Task to carry out: Scan the data below and report how many lines include the word "this". Nothing else is wanted.

Task data:
========================

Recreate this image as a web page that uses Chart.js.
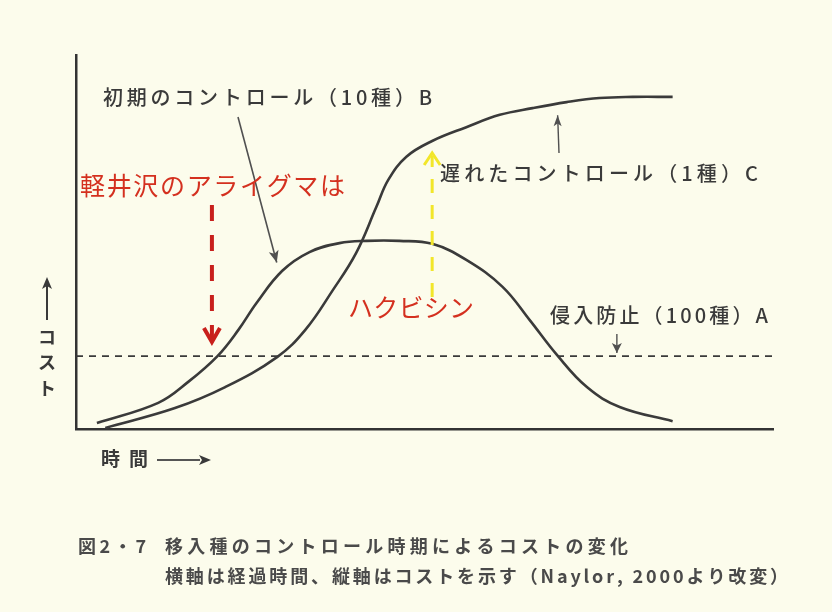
<!DOCTYPE html>
<html><head><meta charset="utf-8">
<script src="https://cdn.jsdelivr.net/npm/chart.js@4.4.1/dist/chart.umd.min.js"></script>
<style>html,body{margin:0;padding:0;background:#fcfcec;} #wrap{width:832px;height:612px;position:relative;}</style>
</head><body><div id="wrap"><canvas id="c" width="832" height="612"></canvas></div>
<script>
// Time (x) and cost (y), arbitrary units 0-100
const timeA = [0, 100];
const costA = [19.5, 19.5];
const timeB = [3.0, 11.8, 16.1, 20.3, 23.3, 25.9, 29.6, 33.5, 37.8, 41.7, 46.4, 51.1, 56.0, 61.2, 65.1, 69.0, 73.3, 78.0, 85.6];
const costB = [1.6, 7.0, 12.6, 19.5, 26.5, 33.7, 42.3, 47.3, 49.7, 50.3, 50.3, 49.5, 45.2, 38.0, 29.1, 19.8, 11.2, 5.9, 2.1];
const timeC = [4.2, 14.2, 21.4, 28.9, 32.9, 36.8, 40.2, 43.1, 44.8, 47.4, 51.1, 56.0, 60.8, 65.5, 70.4, 75.1, 79.9, 85.6];
const costC = [0.3, 5.6, 11.2, 19.3, 26.5, 37.0, 47.1, 59.4, 66.6, 72.8, 77.0, 80.7, 84.0, 85.8, 87.4, 88.5, 88.8, 88.8];
const seriesLabels = ['侵入防止（100種）A', '初期のコントロール（10種）B', '遅れたコントロール（1種）C'];
const redLabel1 = '軽井沢のアライグマは';
const redLabel2 = 'ハクビシン';
const yTitle = 'コスト';
const xTitle = '時間';
const captionNo = '図2・7';
const caption1 = '移入種のコントロール時期によるコストの変化';
const caption2 = '横軸は経過時間、縦軸はコストを示す（Naylor, 2000より改変）';

const pts = (xs, ys) => xs.map((x, i) => ({x: x, y: ys[i]}));
const JP = '"Noto Sans CJK JP", "Noto Sans", sans-serif';

function drawFit(ctx, text, x0, x1, y) {
  const chars = Array.from(text);
  const widths = chars.map(c => ctx.measureText(c).width);
  const total = widths.reduce((a, b) => a + b, 0);
  const sp = chars.length > 1 ? (x1 - x0 - total) / (chars.length - 1) : 0;
  let x = x0;
  ctx.textAlign = 'left';
  ctx.textBaseline = 'middle';
  chars.forEach((c, i) => { ctx.fillText(c, x, y); x += widths[i] + sp; });
}

function arrowHead(ctx, x, y, angle, len, half, color) {
  ctx.save();
  ctx.translate(x, y); ctx.rotate(angle);
  ctx.fillStyle = color;
  ctx.beginPath(); ctx.moveTo(0, 0); ctx.lineTo(-len, -half); ctx.lineTo(-len * 0.75, 0); ctx.lineTo(-len, half); ctx.closePath();
  ctx.fill();
  ctx.restore();
}

function line(ctx, x0, y0, x1, y1, color, w, dash) {
  ctx.save();
  ctx.strokeStyle = color; ctx.lineWidth = w; ctx.setLineDash(dash || []);
  ctx.beginPath(); ctx.moveTo(x0, y0); ctx.lineTo(x1, y1); ctx.stroke();
  ctx.restore();
}

const bgPlugin = {
  id: 'bg',
  beforeDraw(chart) {
    const ctx = chart.ctx;
    ctx.save(); ctx.fillStyle = '#fcfcec'; ctx.fillRect(0, 0, chart.width, chart.height); ctx.restore();
  }
};

const annoPlugin = {
  id: 'anno',
  afterDraw(chart) {
    const ctx = chart.ctx;
    const X = v => chart.scales.x.getPixelForValue(v);
    const Y = v => chart.scales.y.getPixelForValue(v);
    ctx.save();
    // series labels
    ctx.fillStyle = '#3a3a3a';
    ctx.font = '500 20px ' + JP;
    drawFit(ctx, seriesLabels[1], 103, 432, 97);
    drawFit(ctx, seriesLabels[2], 440, 758, 173);
    drawFit(ctx, seriesLabels[0], 550, 768, 315);

    // pointer arrows (gray)
    const g = '#505050';
    line(ctx, 238, 117, X(28.8), Y(44.5), g, 1.6);
    arrowHead(ctx, X(28.8), Y(44.5), Math.atan2(Y(44.5) - 117, X(28.8) - 238), 12, 5, g);
    line(ctx, 559, 153, X(69.1), Y(84.4) + 2, g, 1.4);
    arrowHead(ctx, X(69.1), Y(84.4) + 2, -Math.PI / 2, 11, 4, g);
    line(ctx, X(77.6), 334, X(77.6), Y(costA[0]) - 3, g, 1.4);
    arrowHead(ctx, X(77.6), Y(costA[0]) - 3, Math.PI / 2, 10, 5, g);

    // red text + red dashed arrow
    ctx.fillStyle = '#d4301f';
    ctx.font = '400 25px ' + JP;
    drawFit(ctx, redLabel1, 80, 345, 185);
    drawFit(ctx, redLabel2, 348, 474, 307);
    const rx = X(19.5);
    line(ctx, rx, 205, rx, 340, '#c8201c', 4, [16, 14]);
    ctx.save();
    ctx.strokeStyle = '#c8201c'; ctx.lineWidth = 4; ctx.lineJoin = 'miter';
    ctx.beginPath(); ctx.moveTo(rx - 8, 328); ctx.lineTo(rx, 342); ctx.lineTo(rx + 8, 328); ctx.stroke();
    ctx.restore();

    // yellow dashed arrow
    const yx = X(51.1);
    line(ctx, yx, 297, yx, 156, '#f2e62a', 3, [14, 12]);
    ctx.save();
    ctx.strokeStyle = '#f2e62a'; ctx.lineWidth = 3;
    ctx.beginPath(); ctx.moveTo(yx - 8, 165); ctx.lineTo(yx, 153); ctx.lineTo(yx + 8, 165); ctx.stroke();
    ctx.restore();

    // axis titles
    ctx.fillStyle = '#3a3a3a';
    ctx.font = '700 18px ' + JP;
    ctx.textAlign = 'center'; ctx.textBaseline = 'middle';
    Array.from(yTitle).forEach((c, i) => ctx.fillText(c, 47, [337, 362, 388][i]));
    line(ctx, 47, 320, 47, 286, '#3a3a3a', 2);
    arrowHead(ctx, 47, 277, -Math.PI / 2, 12, 5, '#3a3a3a');
    ctx.font = '700 19px ' + JP;
    drawFit(ctx, xTitle, 101, 148, 459);
    line(ctx, 157, 460, 200, 460, '#555', 1.8);
    arrowHead(ctx, 211, 460, 0, 12, 5, '#3a3a3a');

    // caption
    ctx.fillStyle = '#4a4a4a';
    ctx.font = '700 18px ' + JP;
    drawFit(ctx, captionNo, 78, 146, 546);
    drawFit(ctx, caption1, 165, 628, 546);
    drawFit(ctx, caption2, 165, 788, 576);
    ctx.restore();
  }
};

new Chart(document.getElementById('c').getContext('2d'), {
  type: 'line',
  data: {
    datasets: [
      {label: seriesLabels[0], data: pts(timeA, costA), borderColor: '#3a3a3a', borderWidth: 1.8, borderDash: [7, 6], pointRadius: 0, tension: 0},
      {label: seriesLabels[1], data: pts(timeB, costB), borderColor: '#3a3a3a', borderWidth: 2.6, pointRadius: 0, tension: 0.4},
      {label: seriesLabels[2], data: pts(timeC, costC), borderColor: '#3a3a3a', borderWidth: 2.6, pointRadius: 0, tension: 0.4}
    ]
  },
  options: {
    responsive: false, animation: false, devicePixelRatio: 1,
    layout: {padding: {left: 76, right: 59, top: 55, bottom: 183}},
    plugins: {legend: {display: false}, tooltip: {enabled: false}},
    scales: {
      x: {type: 'linear', min: 0, max: 100, ticks: {display: false}, grid: {display: false, drawTicks: false}, border: {display: true, color: '#333', width: 2.5}},
      y: {type: 'linear', min: 0, max: 100, ticks: {display: false}, grid: {display: false, drawTicks: false}, border: {display: true, color: '#333', width: 2.5}}
    }
  },
  plugins: [bgPlugin, annoPlugin]
});
</script>
</body></html>
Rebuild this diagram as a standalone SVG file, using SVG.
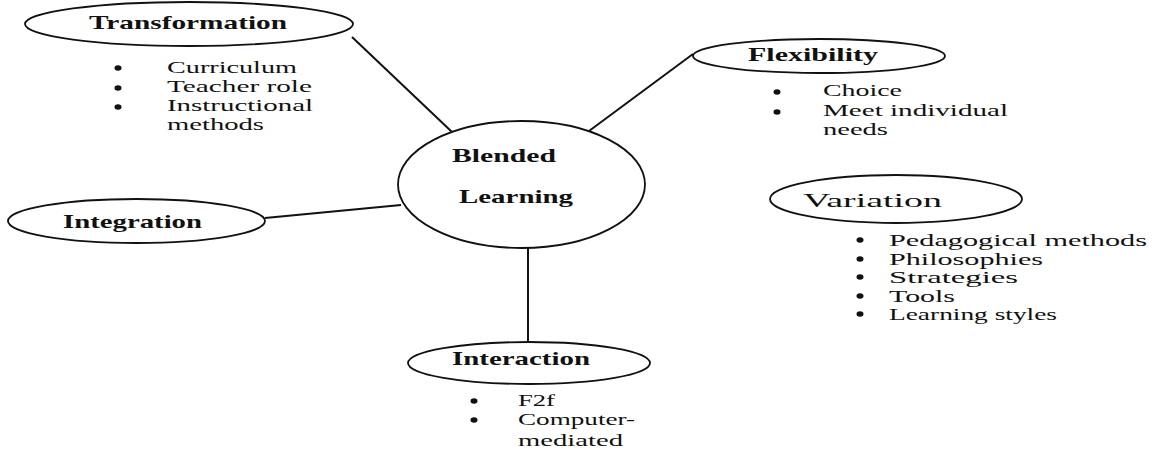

========================

Problem solution: 2